Objective
Collect all the lines that mention the word "matplotlib".

Given information

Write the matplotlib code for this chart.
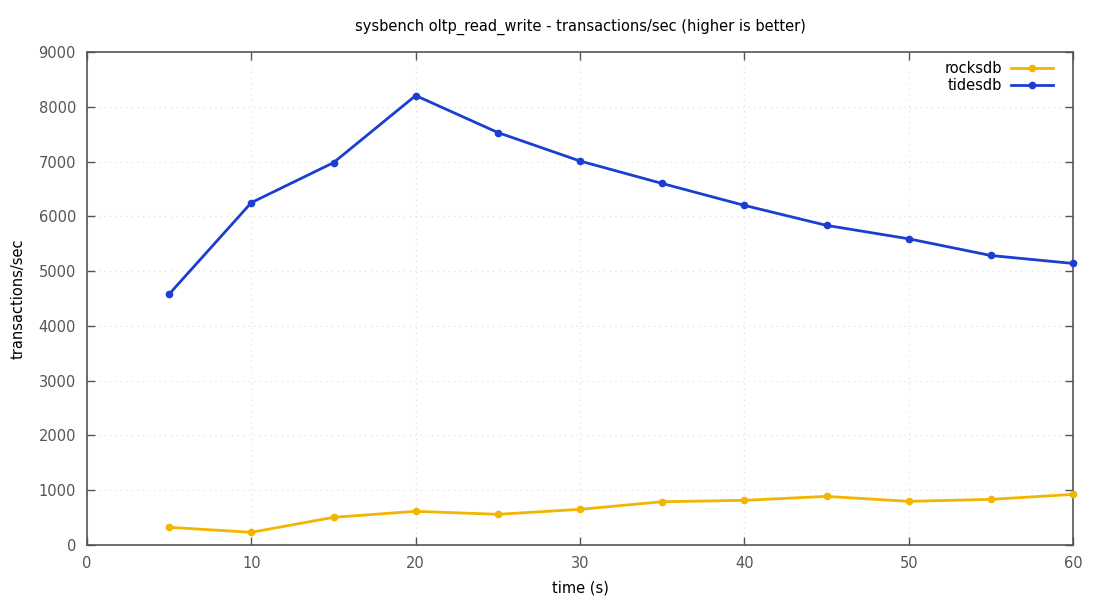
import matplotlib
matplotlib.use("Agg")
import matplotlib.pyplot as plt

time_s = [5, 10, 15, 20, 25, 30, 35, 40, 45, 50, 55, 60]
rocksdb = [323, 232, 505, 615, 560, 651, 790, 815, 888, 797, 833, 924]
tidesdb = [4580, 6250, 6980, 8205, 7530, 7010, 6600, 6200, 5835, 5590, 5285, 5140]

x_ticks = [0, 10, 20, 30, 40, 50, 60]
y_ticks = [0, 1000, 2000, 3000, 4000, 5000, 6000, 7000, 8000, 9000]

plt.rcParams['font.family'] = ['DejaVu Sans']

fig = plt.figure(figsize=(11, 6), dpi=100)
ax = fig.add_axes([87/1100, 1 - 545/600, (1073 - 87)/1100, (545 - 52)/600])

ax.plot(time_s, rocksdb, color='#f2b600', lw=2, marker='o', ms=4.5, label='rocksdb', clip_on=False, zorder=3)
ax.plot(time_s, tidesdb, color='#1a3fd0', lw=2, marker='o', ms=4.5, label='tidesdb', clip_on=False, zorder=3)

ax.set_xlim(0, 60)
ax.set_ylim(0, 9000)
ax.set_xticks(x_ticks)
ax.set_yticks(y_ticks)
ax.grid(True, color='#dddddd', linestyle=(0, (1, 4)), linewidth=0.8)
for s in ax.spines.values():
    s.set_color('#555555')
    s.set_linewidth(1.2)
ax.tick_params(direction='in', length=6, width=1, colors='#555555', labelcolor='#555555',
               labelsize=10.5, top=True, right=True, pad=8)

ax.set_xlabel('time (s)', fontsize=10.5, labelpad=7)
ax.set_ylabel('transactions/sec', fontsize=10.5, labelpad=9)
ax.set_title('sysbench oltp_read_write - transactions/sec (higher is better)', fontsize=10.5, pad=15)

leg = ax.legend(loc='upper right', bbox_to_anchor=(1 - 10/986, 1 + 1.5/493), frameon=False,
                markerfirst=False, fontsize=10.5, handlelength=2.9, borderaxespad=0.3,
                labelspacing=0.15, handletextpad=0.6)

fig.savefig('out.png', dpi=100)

Answer for this exercise
Write the matplotlib code for this chart.
import matplotlib
matplotlib.use("Agg")
import matplotlib.pyplot as plt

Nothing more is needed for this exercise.